# What to do:
From the first line of the data below, copy each line up to the one containing "plt.rcParams['font.family'] = ['Liberation", and include that line too.

# Provided data:
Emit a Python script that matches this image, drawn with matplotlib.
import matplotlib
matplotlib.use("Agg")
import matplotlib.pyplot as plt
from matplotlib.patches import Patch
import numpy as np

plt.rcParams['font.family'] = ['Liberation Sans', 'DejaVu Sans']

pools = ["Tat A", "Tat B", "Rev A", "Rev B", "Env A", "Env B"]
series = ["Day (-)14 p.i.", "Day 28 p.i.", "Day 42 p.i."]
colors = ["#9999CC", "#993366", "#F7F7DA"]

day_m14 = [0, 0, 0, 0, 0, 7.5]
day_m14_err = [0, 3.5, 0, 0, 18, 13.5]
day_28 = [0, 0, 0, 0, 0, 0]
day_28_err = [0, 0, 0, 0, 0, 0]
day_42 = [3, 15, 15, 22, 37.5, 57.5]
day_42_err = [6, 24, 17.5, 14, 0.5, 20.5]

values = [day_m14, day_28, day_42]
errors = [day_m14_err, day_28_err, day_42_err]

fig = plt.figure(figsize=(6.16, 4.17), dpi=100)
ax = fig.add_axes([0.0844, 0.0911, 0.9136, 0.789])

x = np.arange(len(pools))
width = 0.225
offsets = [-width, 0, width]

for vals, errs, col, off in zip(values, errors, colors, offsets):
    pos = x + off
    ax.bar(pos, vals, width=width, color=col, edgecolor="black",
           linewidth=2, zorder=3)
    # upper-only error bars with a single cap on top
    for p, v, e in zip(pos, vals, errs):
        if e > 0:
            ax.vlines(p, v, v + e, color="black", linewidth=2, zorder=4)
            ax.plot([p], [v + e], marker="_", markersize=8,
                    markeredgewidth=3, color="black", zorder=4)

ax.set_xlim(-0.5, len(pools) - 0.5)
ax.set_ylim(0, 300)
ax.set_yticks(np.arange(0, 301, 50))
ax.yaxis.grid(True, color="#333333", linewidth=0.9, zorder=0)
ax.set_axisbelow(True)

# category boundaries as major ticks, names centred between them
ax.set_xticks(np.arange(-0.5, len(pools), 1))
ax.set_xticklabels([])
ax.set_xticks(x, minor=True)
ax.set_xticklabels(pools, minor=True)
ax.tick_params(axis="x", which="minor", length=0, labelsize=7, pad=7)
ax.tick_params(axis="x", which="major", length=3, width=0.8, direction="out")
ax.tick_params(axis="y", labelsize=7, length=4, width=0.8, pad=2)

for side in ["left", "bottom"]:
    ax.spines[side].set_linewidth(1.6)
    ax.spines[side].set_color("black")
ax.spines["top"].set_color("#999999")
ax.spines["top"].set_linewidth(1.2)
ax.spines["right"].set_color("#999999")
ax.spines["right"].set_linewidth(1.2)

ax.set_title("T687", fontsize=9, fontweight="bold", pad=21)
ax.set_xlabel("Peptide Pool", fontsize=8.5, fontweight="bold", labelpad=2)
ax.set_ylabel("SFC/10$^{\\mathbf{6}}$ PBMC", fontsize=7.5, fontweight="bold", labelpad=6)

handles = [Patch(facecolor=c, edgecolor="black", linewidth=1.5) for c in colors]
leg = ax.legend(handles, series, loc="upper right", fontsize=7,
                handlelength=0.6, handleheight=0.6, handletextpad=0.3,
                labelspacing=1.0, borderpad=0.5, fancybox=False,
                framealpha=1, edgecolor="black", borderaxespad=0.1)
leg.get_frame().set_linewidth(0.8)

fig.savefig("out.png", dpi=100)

# Answer to this problem:
Emit a Python script that matches this image, drawn with matplotlib.
import matplotlib
matplotlib.use("Agg")
import matplotlib.pyplot as plt
from matplotlib.patches import Patch
import numpy as np

plt.rcParams['font.family'] = ['Liberation Sans', 'DejaVu Sans']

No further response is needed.